## Task brief
Scan the material for the word "this", and copy each line where it shows up.

## Raw records
+ + + +

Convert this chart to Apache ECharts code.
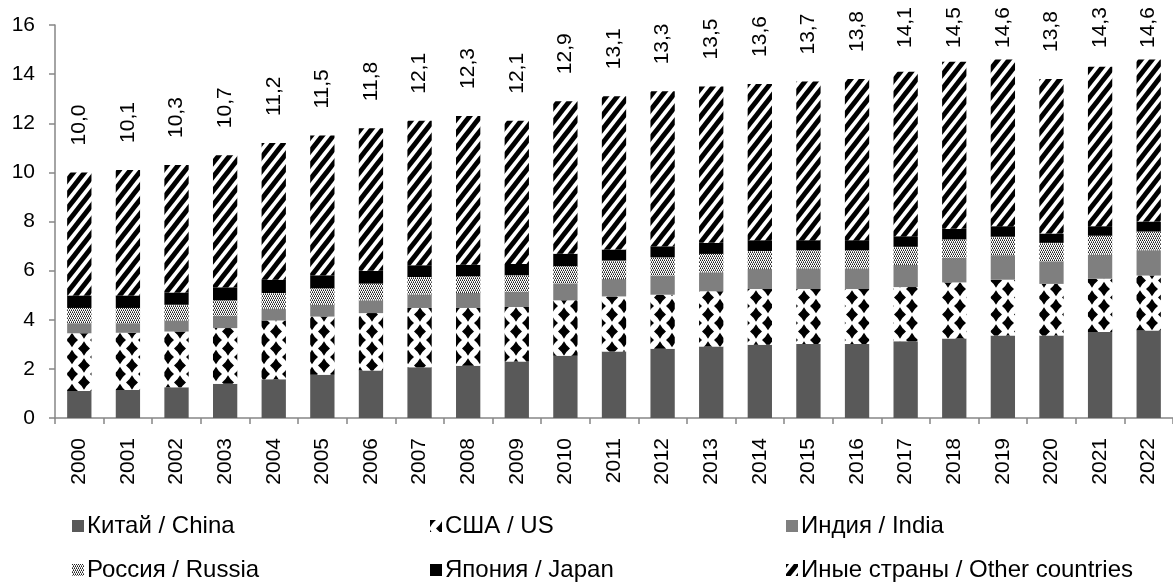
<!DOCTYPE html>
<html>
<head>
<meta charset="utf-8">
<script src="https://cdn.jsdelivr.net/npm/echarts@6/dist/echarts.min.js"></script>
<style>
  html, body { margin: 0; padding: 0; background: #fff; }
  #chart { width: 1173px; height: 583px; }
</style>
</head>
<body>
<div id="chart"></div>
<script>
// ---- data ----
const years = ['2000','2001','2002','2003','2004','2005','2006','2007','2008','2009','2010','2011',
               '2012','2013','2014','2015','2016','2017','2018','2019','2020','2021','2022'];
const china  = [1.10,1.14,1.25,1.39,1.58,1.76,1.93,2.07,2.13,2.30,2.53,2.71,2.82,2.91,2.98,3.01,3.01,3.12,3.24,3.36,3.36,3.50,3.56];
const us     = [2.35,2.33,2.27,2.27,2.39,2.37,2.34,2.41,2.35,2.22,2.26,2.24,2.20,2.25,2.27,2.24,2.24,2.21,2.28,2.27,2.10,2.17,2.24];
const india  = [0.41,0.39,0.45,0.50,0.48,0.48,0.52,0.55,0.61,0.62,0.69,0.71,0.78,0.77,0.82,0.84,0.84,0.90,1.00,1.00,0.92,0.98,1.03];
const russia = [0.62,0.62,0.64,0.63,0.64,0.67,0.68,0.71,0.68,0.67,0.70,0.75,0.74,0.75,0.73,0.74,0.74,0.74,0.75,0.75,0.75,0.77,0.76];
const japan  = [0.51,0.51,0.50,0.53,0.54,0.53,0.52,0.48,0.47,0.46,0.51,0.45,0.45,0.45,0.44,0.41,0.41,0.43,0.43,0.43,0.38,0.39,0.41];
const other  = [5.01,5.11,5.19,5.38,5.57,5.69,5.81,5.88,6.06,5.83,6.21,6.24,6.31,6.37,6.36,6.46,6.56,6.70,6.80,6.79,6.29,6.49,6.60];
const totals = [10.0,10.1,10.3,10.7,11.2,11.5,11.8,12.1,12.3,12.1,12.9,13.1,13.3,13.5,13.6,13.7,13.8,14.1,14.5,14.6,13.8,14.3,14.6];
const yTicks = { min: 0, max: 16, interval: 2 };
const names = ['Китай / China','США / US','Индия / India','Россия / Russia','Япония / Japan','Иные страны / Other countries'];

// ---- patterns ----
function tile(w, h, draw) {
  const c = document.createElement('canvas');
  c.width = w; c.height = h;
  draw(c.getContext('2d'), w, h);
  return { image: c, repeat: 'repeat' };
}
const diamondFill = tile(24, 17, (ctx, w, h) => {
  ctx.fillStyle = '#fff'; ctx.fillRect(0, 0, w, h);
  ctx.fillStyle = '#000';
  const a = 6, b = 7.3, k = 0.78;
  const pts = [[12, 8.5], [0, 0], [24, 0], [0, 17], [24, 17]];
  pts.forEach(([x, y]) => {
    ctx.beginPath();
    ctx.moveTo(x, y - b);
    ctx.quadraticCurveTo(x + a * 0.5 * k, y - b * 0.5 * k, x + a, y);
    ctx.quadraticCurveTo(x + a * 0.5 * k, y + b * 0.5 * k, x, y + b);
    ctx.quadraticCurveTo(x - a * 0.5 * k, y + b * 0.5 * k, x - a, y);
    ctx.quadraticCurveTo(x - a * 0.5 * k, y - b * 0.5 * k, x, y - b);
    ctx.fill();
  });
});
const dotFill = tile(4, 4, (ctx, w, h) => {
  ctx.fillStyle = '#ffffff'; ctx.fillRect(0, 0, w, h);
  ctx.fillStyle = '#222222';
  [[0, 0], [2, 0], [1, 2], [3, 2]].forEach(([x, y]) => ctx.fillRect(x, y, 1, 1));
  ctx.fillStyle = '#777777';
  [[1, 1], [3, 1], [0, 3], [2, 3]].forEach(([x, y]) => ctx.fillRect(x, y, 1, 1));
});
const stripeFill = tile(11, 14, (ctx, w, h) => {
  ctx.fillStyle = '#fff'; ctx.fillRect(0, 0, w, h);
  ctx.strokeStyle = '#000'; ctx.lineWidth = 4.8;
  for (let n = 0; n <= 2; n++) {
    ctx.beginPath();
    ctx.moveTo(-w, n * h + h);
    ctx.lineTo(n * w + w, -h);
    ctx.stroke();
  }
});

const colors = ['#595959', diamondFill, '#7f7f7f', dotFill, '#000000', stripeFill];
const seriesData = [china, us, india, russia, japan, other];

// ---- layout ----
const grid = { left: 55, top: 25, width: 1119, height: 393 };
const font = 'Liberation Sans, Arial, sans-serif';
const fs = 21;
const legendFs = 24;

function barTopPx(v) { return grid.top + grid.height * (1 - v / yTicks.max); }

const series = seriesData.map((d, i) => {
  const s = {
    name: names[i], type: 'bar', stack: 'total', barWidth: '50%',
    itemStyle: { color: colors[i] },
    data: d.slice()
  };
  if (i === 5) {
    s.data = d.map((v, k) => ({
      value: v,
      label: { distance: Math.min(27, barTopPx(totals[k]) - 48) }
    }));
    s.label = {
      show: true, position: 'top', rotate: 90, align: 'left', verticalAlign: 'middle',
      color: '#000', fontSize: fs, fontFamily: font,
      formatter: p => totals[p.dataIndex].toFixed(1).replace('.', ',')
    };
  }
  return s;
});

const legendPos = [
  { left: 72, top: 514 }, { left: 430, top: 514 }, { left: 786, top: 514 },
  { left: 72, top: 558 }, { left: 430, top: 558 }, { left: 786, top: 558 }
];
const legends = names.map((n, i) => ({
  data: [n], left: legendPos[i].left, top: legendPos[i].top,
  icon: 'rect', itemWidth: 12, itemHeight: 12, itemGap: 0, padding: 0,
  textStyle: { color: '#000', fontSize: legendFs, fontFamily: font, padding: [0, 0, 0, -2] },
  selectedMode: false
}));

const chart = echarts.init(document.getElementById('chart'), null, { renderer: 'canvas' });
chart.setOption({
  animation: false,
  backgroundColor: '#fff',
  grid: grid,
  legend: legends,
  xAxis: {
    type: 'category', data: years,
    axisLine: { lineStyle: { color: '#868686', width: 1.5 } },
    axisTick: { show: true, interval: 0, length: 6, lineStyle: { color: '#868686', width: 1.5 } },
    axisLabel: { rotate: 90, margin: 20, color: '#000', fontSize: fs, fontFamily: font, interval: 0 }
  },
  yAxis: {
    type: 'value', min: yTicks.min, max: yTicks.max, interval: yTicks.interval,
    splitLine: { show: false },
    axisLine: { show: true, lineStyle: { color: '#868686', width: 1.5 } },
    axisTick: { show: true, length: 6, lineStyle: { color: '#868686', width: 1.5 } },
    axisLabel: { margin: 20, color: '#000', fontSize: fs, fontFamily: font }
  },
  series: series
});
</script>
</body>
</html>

+ + + +

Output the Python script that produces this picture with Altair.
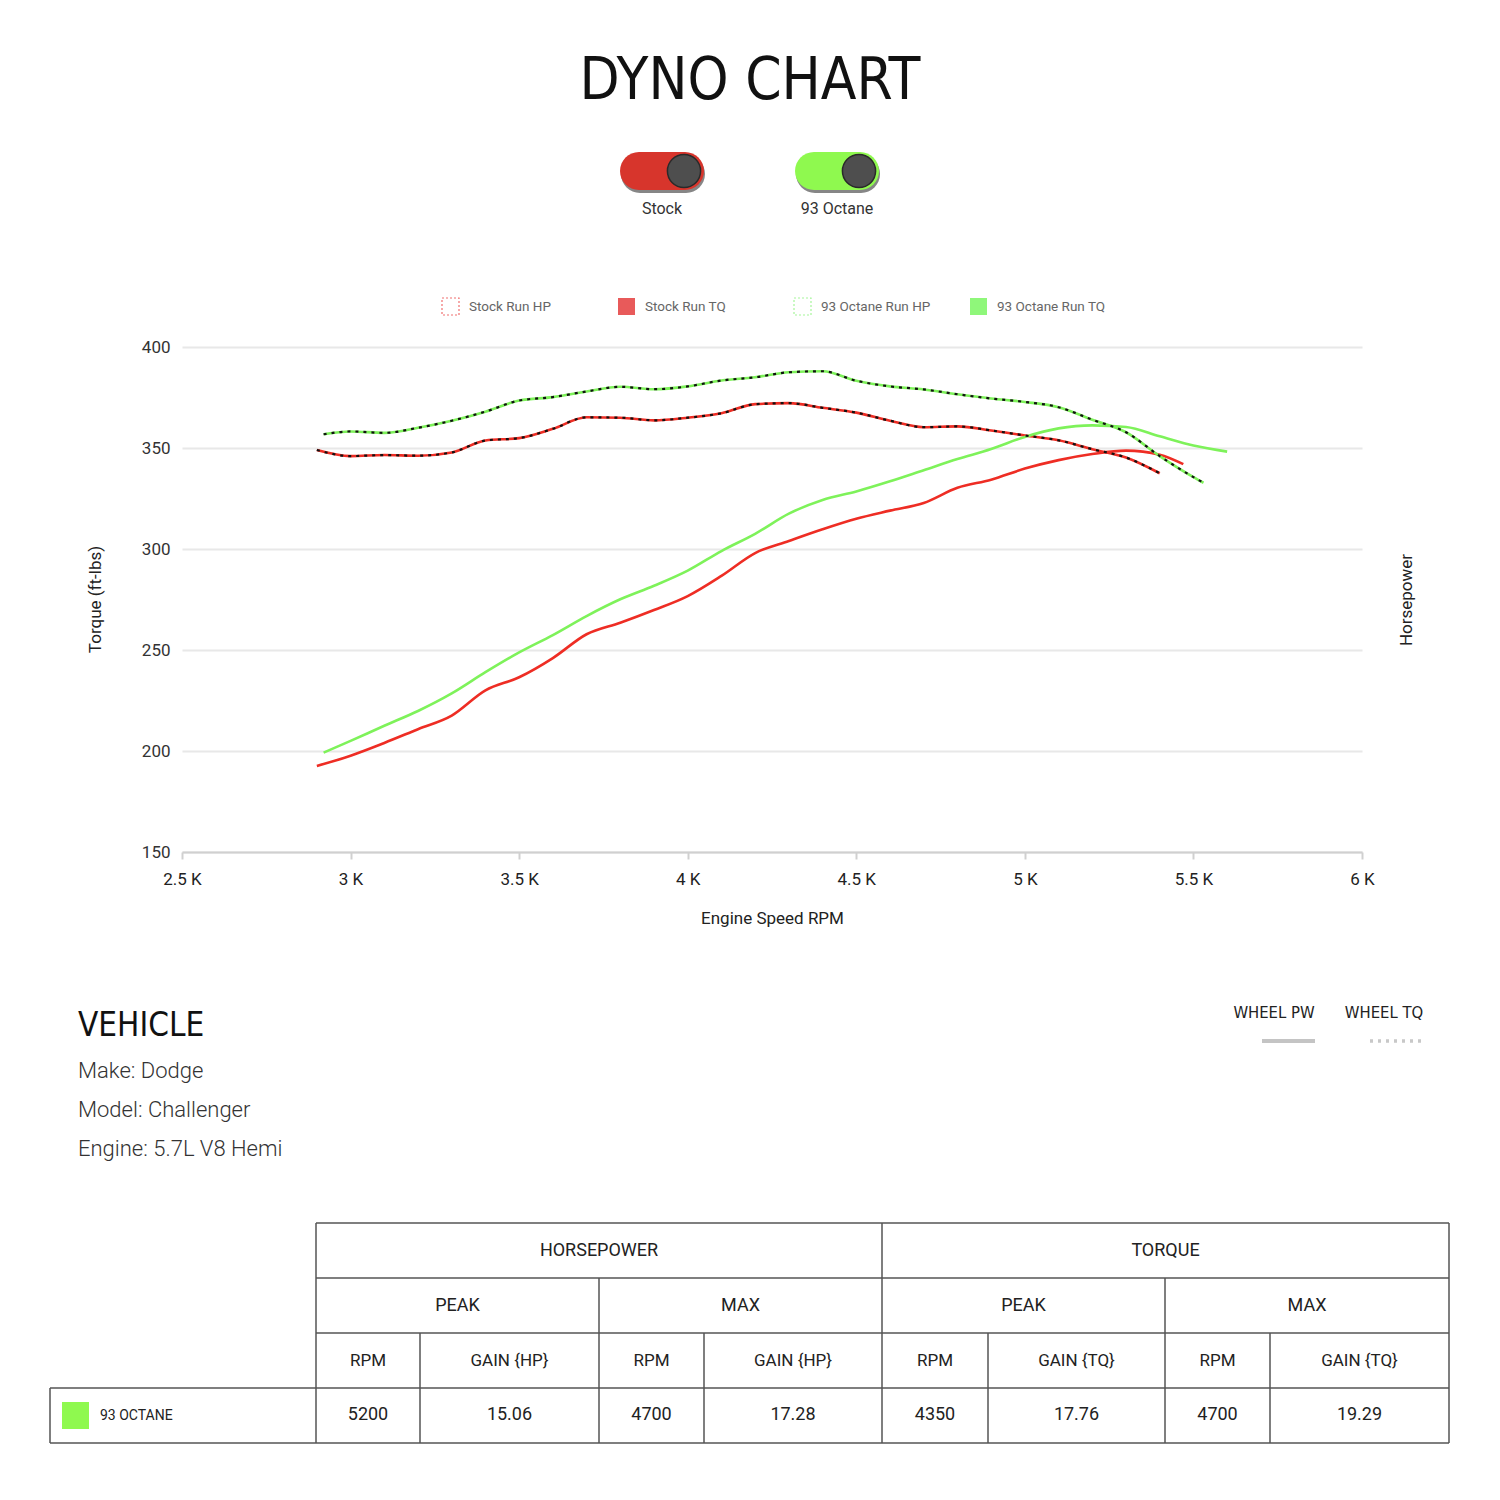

+ + + +

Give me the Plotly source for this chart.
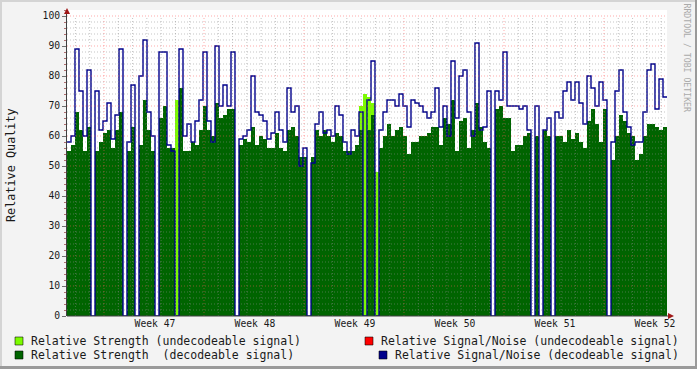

+ + + +

## Response
Convert this chart to Apache ECharts code.
Output the Python script that produces this picture with Altair.
Give me the Plotly source for this chart.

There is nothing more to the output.